Friday, October 01, 2004

Will that be gas or grass in your furnace?

By John Spears Toronto Star, January 7, 2001 Page: B5, Business Edition

Put another blade of grass on the fire, dear, pellets made of switchgrass could become a new home-heating fuel.

Wild grass that once covered the open spaces of Ontario could heat the homes of 21st century Canadians, says a Canadian research group. It is teaming with a Quebec-based stove manufacturer to market a new home-heating system fuelled by pellets made from
switchgrass. The wild grass can grow anywhere in southern Ontario and much of southern Quebec. Even better, it grows in soil that is of marginal quality and withstands a wide range of conditions - from harsh drought to the soggy conditions that plagued Ontario farmers last summer.

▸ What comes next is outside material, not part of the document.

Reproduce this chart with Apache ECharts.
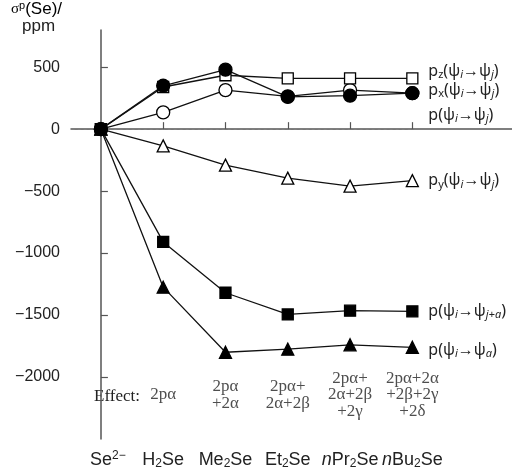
<!DOCTYPE html>
<html>
<head>
<meta charset="utf-8">
<script src="https://cdn.jsdelivr.net/npm/echarts@6/dist/echarts.min.js"></script>
<style>html,body{margin:0;padding:0;background:#fff;}#c{width:512px;height:470px;}</style>
</head>
<body>
<div id="c"></div>
<script>
// ---- data ----
const categories = ['{pad|}Se{sup|2−}', 'H{sub|2}Se', 'Me{sub|2}Se', 'Et{sub|2}Se', '{it|n}Pr{sub|2}Se', '{it|n}Bu{sub|2}Se'];
const yTicks = [-2000, -1500, -1000, -500, 0, 500];
const pz   = [0, 340, 435, 410, 410, 410];
const px   = [0, 350, 480, 260, 270, 290];
const pTot = [0, 135, 315, 265, 315, 290];
const py   = [0, -135, -290, -395, -460, -415];
const pJa  = [0, -910, -1320, -1495, -1465, -1470];
const pA   = [0, -1275, -1800, -1775, -1740, -1760];
const effects = ['', '2pα', '2pα\n+2α', '2pα+\n2α+2β', '2pα+\n2α+2β\n+2γ', '2pα+2α\n+2β+2γ\n+2δ'];
const EFFECT_Y = -2145;

const SANS = 'Liberation Sans';
const LBL = 'Noto Sans';
const richLbl = {
  b: {fontFamily: LBL, fontSize: 16, color: '#222'},
  s: {fontFamily: LBL, fontSize: 11, color: '#222', padding: [8, 0, 0, 0]},
  si: {fontFamily: LBL, fontSize: 11, color: '#222', fontStyle: 'italic', padding: [8, 0, 0, 0]}
};
function mk(name, values, symbol, filled, size, labelText, dy, z) {
  return {
    name: name, type: 'line', data: values.map((v, i) => [i, v]),
    symbol: symbol, symbolSize: size, z: z,
    lineStyle: {color: '#111', width: 1.3},
    itemStyle: {color: filled ? '#000' : '#fff', borderColor: '#000', borderWidth: 1.3, opacity: 1},
    endLabel: {show: true, formatter: labelText, offset: [8, dy], rich: richLbl},
    emphasis: {disabled: true}, animation: false
  };
}
const arrowTxt = (tail) => '{b|(ψ}{si|i}{b|→ψ}' + tail + '{b|)}';
const series = [
  mk('pA', pA, 'triangle', true, 12, '{b|p}' + arrowTxt('{si|a}'), 3, 2),
  mk('pJa', pJa, 'rect', true, 11, '{b|p}' + arrowTxt('{si|j+a}'), 0, 3),
  mk('py', py, 'triangle', false, 12, '{b|p}{s|y}' + arrowTxt('{si|j}'), 0, 4),
  mk('pTot', pTot, 'circle', false, 13, '{b|p}' + arrowTxt('{si|j}'), 22, 5),
  mk('pz', pz, 'rect', false, 11, '{b|p}{s|z}' + arrowTxt('{si|j}'), -7, 6),
  mk('px', px, 'circle', true, 13, '{b|p}{s|x}' + arrowTxt('{si|j}'), -3, 7),
];
series[0].markLine = {
  silent: true, symbol: 'none', label: {show: false},
  lineStyle: {type: [3, 3], color: '#777', width: 1},
  data: [[{coord: [-0.42, 0]}, {coord: [5.07, 0]}]]
};
series.push({
  type: 'scatter', symbolSize: 0, silent: true, animation: false,
  data: effects.map((t, i) => ({value: [i, EFFECT_Y], name: t})).filter(d => d.name !== ''),
  label: {show: true, position: 'inside', formatter: (p) => p.name, fontFamily: 'Liberation Serif', fontSize: 17, lineHeight: 16.5, color: '#222', align: 'center'}
});

const chart = echarts.init(document.getElementById('c'));
chart.setOption({
  backgroundColor: '#fff',
  animation: false,
  grid: {left: 71, right: 0, top: 30, bottom: 29},
  xAxis: {
    type: 'value', min: -0.48, max: 6.6,
    axisLine: {show: true, lineStyle: {color: '#555', width: 1.5}},
    axisTick: {show: true, inside: true, length: 7, customValues: [0, 1, 2, 3, 4, 5], lineStyle: {color: '#555', width: 1.2}},
    splitLine: {show: false},
    axisLabel: {
      customValues: [0, 1, 2, 3, 4, 5], margin: 11,
      formatter: (v) => categories[Math.round(v)],
      rich: {
        sub: {fontFamily: SANS, fontSize: 12, color: '#222', padding: [8, 0, 0, 0]},
        sup: {fontFamily: SANS, fontSize: 12, color: '#222', padding: [0, 0, 8, 0]},
        it: {fontFamily: SANS, fontSize: 18, color: '#222', fontStyle: 'italic'},
        pad: {width: 14}
      },
      fontFamily: SANS, fontSize: 18, color: '#222'
    }
  },
  yAxis: {
    type: 'value', min: -2500, max: 800,
    axisLine: {show: true, lineStyle: {color: '#555', width: 1.5}},
    axisTick: {show: true, inside: true, length: 7, customValues: yTicks, lineStyle: {color: '#555', width: 1.2}},
    splitLine: {show: false},
    axisLabel: {
      customValues: yTicks, margin: 11,
      formatter: (v) => String(v).replace('-', '−'),
      fontFamily: SANS, fontSize: 16, color: '#222'
    }
  },
  graphic: [
    {type: 'text', left: 11, top: 0, style: {
      text: '{g|σ}{p|p}{t|(Se)/}', rich: {
        g: {fontFamily: 'Liberation Serif', fontSize: 15, color: '#222'},
        p: {fontFamily: SANS, fontSize: 11, color: '#222', padding: [0, 0, 7, 0]},
        t: {fontFamily: SANS, fontSize: 17, color: '#222'}
      }}},
    {type: 'text', left: 22, top: 18, style: {text: 'ppm', fontFamily: SANS, fontSize: 17, fill: '#222'}},
    {type: 'text', left: 94, top: 388, style: {text: 'Effect:', fontFamily: 'Liberation Serif', fontSize: 17, fill: '#222'}}
  ],
  series: series
});
</script>
</body>
</html>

Patrick Duxbury is part of the grass-heating research team at Resource Efficient Agricultural Production, or REAP-Canada. It’s a non-profit organization based in (Ste. Anne de Bellevue, QC). Duxbury says people have been heating their homes for years with wood pellets, made from sawmill waste and research so far shows that switchgrass pellets can perform better than wood. “There’s no plant species that’s more efficient at intercepting light,” he says. Light is energy, so it means that switchgrass is very good at storing energy, which is released when it is burned. The grass is harvested, then chopped up and fed into a machine that compresses it and extrudes pellets. The finished pellets are not far off the dimensions of a cigarette filter. The grass also burns clean, so it doesn’t release pollutants or high levels of greenhouse gases. And it doesn’t require as much drying as wood, so it takes less energy to produce. Don’t think of harvesting the stuff that’s growing in your backyard, though. Switchgrass is a tall plant. “I was out at the end of last season harvesting switchgrass growing over my head,” Duxbury says.

Mark Drisdelle of Quebec-based Dell-Point Technologies has been working on how to make switchgrass-pellet technology a commercial proposition. Since wood-pellet stove technology is well-developed, it’s mostly a matter of fine-tuning existing equipment to handle grass. Grass pellets, for example, have a higher ash content than wood. The economics work something like this: Drisdelle says heating a 2,000-square-foot home for the cold months would take about 150 bags of pellets weighing 22.7 kilograms each, or 3.4 tonnes in total. How big is that? One tonne of pellets would be contained in a 1.2-metre cube. REAP figures the pellets can be manufactured for about $90 to $125 a tonne - less than $470 a season, not including delivery.

Because the grass can be grown all over the place and pellet plants can be fairly small scale, the researchers envision a number of plants scattered across southern Ontario and Quebec, to minimize transport costs. Finding investors willing to put money into pellet plants is the part of the puzzle they figure they need next. As for the stove, Dell-Point Technologies is advertising one on its Web site for $1,995 (U.S.), or $3,013. The stove can connect to a forced-air or hot-water radiator system to heat a house. In theory, they could run the hot-water system as well and even generate electricity. Analysis by REAP claims that heating with grass pellets could be 30 per cent cheaper than heating with oil or gas and would cut greenhouse gas emissions by 90 per cent. One of the drawbacks of pellet technology is that people who are used to oil, gas or electric heat don’t want to be hauling bags of pellets to the stove all the time. Stove manufacturers have tried to overcome this by designing automatic, computer-controlled electrical systems to run the stoves. (The system can run for days on a car battery if the electricity fails.) A large storage bin sits by the stove, which needs to be filled only occasionally. A computer-controlled system monitors temperatures and an augur feeds pellets into the furnace as needed.

For Duxbury, the goal is to provide a clean, low-carbon heating technology that can replace less environmentally friendly forms of energy. One target is Quebec, where about half the population heats with electricity generated by water power. Replacing electric heat with grass would mean more Quebec electricity could be exported to the northeastern United States, where dirty, coal-fired plants now supply much of the power, Duxbury says. Thinking big, Duxbury notes that if all the arable land in Alberta were turned over to switchgrass, it could produce 200 million tonnes of pellets - the energy equivalent of 600 million barrels of oil. That’s about 20 million hectares.

Obviously, switchgrass isn’t going to run wheat and cattle off the Prairies. But Duxbury does note that each summer about 8 million hectares lie fallow across the prairie provinces. That’s fertile ground for switchgrass, which would not rob the soil of nutrients and would protect the land from erosion. Tom Adams, executive director of Energy Probe, says pellet fuels are worth a look from consumers. “The pellet-fuel system has reached the point where homeowners can leave behind the atmospherically damaging fossil-fuel industry for meeting their heating needs,” he says.